----- DATASET RECORDS -----

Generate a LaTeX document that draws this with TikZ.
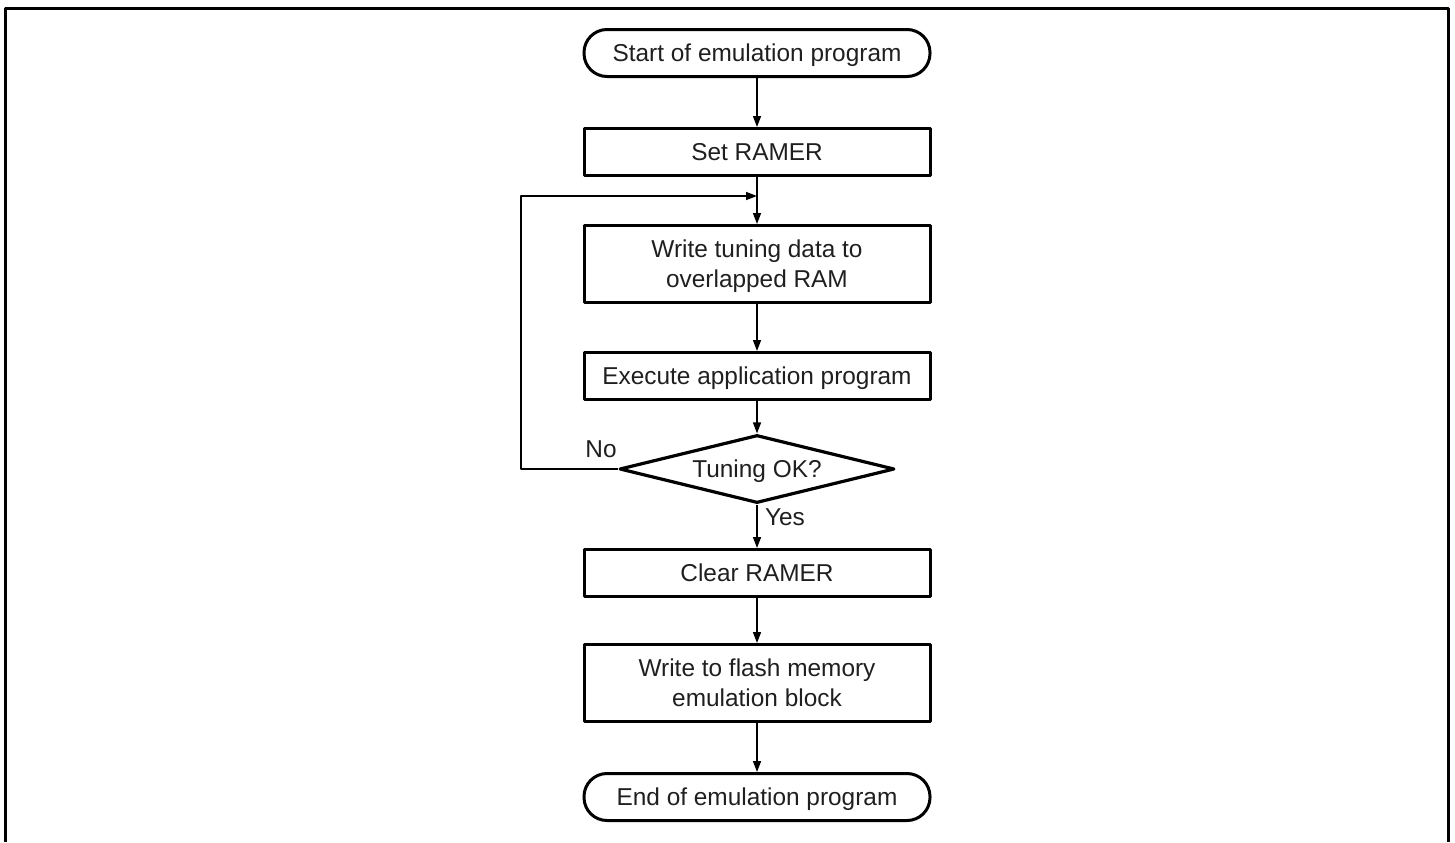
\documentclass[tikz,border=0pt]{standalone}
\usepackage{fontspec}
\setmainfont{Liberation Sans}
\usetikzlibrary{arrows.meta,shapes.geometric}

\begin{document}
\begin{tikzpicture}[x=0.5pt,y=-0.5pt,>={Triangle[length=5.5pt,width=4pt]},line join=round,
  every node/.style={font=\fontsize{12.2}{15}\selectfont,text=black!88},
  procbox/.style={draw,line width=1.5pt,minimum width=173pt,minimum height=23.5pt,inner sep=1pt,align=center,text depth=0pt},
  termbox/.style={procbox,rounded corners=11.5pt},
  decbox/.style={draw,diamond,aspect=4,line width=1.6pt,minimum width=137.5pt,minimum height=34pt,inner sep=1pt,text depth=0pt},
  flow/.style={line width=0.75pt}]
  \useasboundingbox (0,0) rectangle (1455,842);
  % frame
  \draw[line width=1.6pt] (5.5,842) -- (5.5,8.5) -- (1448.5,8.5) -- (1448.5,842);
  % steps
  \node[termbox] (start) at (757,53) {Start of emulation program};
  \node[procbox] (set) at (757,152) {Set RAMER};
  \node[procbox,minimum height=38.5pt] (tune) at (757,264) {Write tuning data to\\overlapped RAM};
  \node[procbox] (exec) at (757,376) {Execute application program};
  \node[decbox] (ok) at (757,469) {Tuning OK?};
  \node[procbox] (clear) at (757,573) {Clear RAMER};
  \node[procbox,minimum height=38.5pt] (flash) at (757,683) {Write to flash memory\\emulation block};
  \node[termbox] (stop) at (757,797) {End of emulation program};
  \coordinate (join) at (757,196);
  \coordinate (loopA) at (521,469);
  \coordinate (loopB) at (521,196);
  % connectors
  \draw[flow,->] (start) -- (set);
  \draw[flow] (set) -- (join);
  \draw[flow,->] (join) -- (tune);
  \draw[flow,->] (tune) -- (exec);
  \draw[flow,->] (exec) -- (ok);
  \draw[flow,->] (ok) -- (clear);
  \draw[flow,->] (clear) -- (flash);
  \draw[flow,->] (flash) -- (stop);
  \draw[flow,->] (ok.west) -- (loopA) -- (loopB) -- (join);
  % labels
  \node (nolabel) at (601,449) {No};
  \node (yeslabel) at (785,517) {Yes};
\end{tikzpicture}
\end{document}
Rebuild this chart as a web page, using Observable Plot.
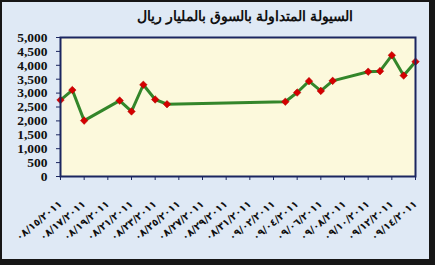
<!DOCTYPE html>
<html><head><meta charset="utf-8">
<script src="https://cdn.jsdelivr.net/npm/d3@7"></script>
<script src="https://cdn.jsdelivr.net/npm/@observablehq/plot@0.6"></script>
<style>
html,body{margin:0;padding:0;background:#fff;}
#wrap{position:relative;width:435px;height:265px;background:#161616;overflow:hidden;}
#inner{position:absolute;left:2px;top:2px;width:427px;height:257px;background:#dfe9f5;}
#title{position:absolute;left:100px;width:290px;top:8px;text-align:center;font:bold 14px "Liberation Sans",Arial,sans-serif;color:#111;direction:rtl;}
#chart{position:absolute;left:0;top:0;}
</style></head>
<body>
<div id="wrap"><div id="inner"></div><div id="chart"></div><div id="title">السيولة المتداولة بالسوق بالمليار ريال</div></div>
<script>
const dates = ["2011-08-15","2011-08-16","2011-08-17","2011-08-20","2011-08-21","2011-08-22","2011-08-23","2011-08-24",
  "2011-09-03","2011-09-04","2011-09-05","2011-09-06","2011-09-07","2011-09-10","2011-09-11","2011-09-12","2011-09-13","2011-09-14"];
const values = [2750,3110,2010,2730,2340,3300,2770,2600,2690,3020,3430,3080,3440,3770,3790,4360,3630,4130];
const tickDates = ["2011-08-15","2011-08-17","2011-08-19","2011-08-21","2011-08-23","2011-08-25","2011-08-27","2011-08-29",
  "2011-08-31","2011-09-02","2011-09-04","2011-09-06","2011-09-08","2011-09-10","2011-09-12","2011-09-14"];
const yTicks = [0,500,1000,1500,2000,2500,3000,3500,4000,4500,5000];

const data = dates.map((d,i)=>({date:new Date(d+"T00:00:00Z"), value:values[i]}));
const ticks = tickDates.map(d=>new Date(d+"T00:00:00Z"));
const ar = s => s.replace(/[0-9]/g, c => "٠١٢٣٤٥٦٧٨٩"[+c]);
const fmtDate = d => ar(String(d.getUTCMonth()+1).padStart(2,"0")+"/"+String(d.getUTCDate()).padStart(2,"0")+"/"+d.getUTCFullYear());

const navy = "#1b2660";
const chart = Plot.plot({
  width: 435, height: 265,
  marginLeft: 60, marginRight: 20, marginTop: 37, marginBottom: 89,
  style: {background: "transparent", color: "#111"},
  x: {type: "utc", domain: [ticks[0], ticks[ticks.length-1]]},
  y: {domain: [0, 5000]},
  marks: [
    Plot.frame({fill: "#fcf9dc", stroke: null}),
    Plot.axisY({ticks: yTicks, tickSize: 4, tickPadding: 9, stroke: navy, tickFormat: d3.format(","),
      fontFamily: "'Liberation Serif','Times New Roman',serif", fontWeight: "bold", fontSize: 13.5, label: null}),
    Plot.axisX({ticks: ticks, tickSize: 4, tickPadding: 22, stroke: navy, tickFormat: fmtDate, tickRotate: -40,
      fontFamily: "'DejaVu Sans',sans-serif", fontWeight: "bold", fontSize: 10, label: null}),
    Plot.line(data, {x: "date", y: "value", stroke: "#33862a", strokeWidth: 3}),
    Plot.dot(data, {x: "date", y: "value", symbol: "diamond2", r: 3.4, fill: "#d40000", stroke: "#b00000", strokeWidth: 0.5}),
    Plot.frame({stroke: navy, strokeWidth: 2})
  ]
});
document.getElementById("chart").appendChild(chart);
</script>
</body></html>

-----

→ **EXERCISE INSTRUCTIONS**
Quote everything in the listing above exactly; pictures are the only thing to omit.

→ **THE ANSWER**
Generate a LaTeX document that draws this with TikZ.
\documentclass[tikz,border=0pt]{standalone}
\usepackage{fontspec}
\setmainfont{Liberation Sans}
\usetikzlibrary{arrows.meta,shapes.geometric}

\begin{document}
\begin{tikzpicture}[x=0.5pt,y=-0.5pt,>={Triangle[length=5.5pt,width=4pt]},line join=round,
  every node/.style={font=\fontsize{12.2}{15}\selectfont,text=black!88},
  procbox/.style={draw,line width=1.5pt,minimum width=173pt,minimum height=23.5pt,inner sep=1pt,align=center,text depth=0pt},
  termbox/.style={procbox,rounded corners=11.5pt},
  decbox/.style={draw,diamond,aspect=4,line width=1.6pt,minimum width=137.5pt,minimum height=34pt,inner sep=1pt,text depth=0pt},
  flow/.style={line width=0.75pt}]
  \useasboundingbox (0,0) rectangle (1455,842);
  % frame
  \draw[line width=1.6pt] (5.5,842) -- (5.5,8.5) -- (1448.5,8.5) -- (1448.5,842);
  % steps
  \node[termbox] (start) at (757,53) {Start of emulation program};
  \node[procbox] (set) at (757,152) {Set RAMER};
  \node[procbox,minimum height=38.5pt] (tune) at (757,264) {Write tuning data to\\overlapped RAM};
  \node[procbox] (exec) at (757,376) {Execute application program};
  \node[decbox] (ok) at (757,469) {Tuning OK?};
  \node[procbox] (clear) at (757,573) {Clear RAMER};
  \node[procbox,minimum height=38.5pt] (flash) at (757,683) {Write to flash memory\\emulation block};
  \node[termbox] (stop) at (757,797) {End of emulation program};
  \coordinate (join) at (757,196);
  \coordinate (loopA) at (521,469);
  \coordinate (loopB) at (521,196);
  % connectors
  \draw[flow,->] (start) -- (set);
  \draw[flow] (set) -- (join);
  \draw[flow,->] (join) -- (tune);
  \draw[flow,->] (tune) -- (exec);
  \draw[flow,->] (exec) -- (ok);
  \draw[flow,->] (ok) -- (clear);
  \draw[flow,->] (clear) -- (flash);
  \draw[flow,->] (flash) -- (stop);
  \draw[flow,->] (ok.west) -- (loopA) -- (loopB) -- (join);
  % labels
  \node (nolabel) at (601,449) {No};
  \node (yeslabel) at (785,517) {Yes};
\end{tikzpicture}
\end{document}
Rebuild this chart as a web page, using Observable Plot.
<!DOCTYPE html>
<html><head><meta charset="utf-8">
<script src="https://cdn.jsdelivr.net/npm/d3@7"></script>
<script src="https://cdn.jsdelivr.net/npm/@observablehq/plot@0.6"></script>
<style>
html,body{margin:0;padding:0;background:#fff;}
#wrap{position:relative;width:435px;height:265px;background:#161616;overflow:hidden;}
#inner{position:absolute;left:2px;top:2px;width:427px;height:257px;background:#dfe9f5;}
#title{position:absolute;left:100px;width:290px;top:8px;text-align:center;font:bold 14px "Liberation Sans",Arial,sans-serif;color:#111;direction:rtl;}
#chart{position:absolute;left:0;top:0;}
</style></head>
<body>
<div id="wrap"><div id="inner"></div><div id="chart"></div><div id="title">السيولة المتداولة بالسوق بالمليار ريال</div></div>
<script>
const dates = ["2011-08-15","2011-08-16","2011-08-17","2011-08-20","2011-08-21","2011-08-22","2011-08-23","2011-08-24",
  "2011-09-03","2011-09-04","2011-09-05","2011-09-06","2011-09-07","2011-09-10","2011-09-11","2011-09-12","2011-09-13","2011-09-14"];
const values = [2750,3110,2010,2730,2340,3300,2770,2600,2690,3020,3430,3080,3440,3770,3790,4360,3630,4130];
const tickDates = ["2011-08-15","2011-08-17","2011-08-19","2011-08-21","2011-08-23","2011-08-25","2011-08-27","2011-08-29",
  "2011-08-31","2011-09-02","2011-09-04","2011-09-06","2011-09-08","2011-09-10","2011-09-12","2011-09-14"];
const yTicks = [0,500,1000,1500,2000,2500,3000,3500,4000,4500,5000];

const data = dates.map((d,i)=>({date:new Date(d+"T00:00:00Z"), value:values[i]}));
const ticks = tickDates.map(d=>new Date(d+"T00:00:00Z"));
const ar = s => s.replace(/[0-9]/g, c => "٠١٢٣٤٥٦٧٨٩"[+c]);
const fmtDate = d => ar(String(d.getUTCMonth()+1).padStart(2,"0")+"/"+String(d.getUTCDate()).padStart(2,"0")+"/"+d.getUTCFullYear());

const navy = "#1b2660";
const chart = Plot.plot({
  width: 435, height: 265,
  marginLeft: 60, marginRight: 20, marginTop: 37, marginBottom: 89,
  style: {background: "transparent", color: "#111"},
  x: {type: "utc", domain: [ticks[0], ticks[ticks.length-1]]},
  y: {domain: [0, 5000]},
  marks: [
    Plot.frame({fill: "#fcf9dc", stroke: null}),
    Plot.axisY({ticks: yTicks, tickSize: 4, tickPadding: 9, stroke: navy, tickFormat: d3.format(","),
      fontFamily: "'Liberation Serif','Times New Roman',serif", fontWeight: "bold", fontSize: 13.5, label: null}),
    Plot.axisX({ticks: ticks, tickSize: 4, tickPadding: 22, stroke: navy, tickFormat: fmtDate, tickRotate: -40,
      fontFamily: "'DejaVu Sans',sans-serif", fontWeight: "bold", fontSize: 10, label: null}),
    Plot.line(data, {x: "date", y: "value", stroke: "#33862a", strokeWidth: 3}),
    Plot.dot(data, {x: "date", y: "value", symbol: "diamond2", r: 3.4, fill: "#d40000", stroke: "#b00000", strokeWidth: 0.5}),
    Plot.frame({stroke: navy, strokeWidth: 2})
  ]
});
document.getElementById("chart").appendChild(chart);
</script>
</body></html>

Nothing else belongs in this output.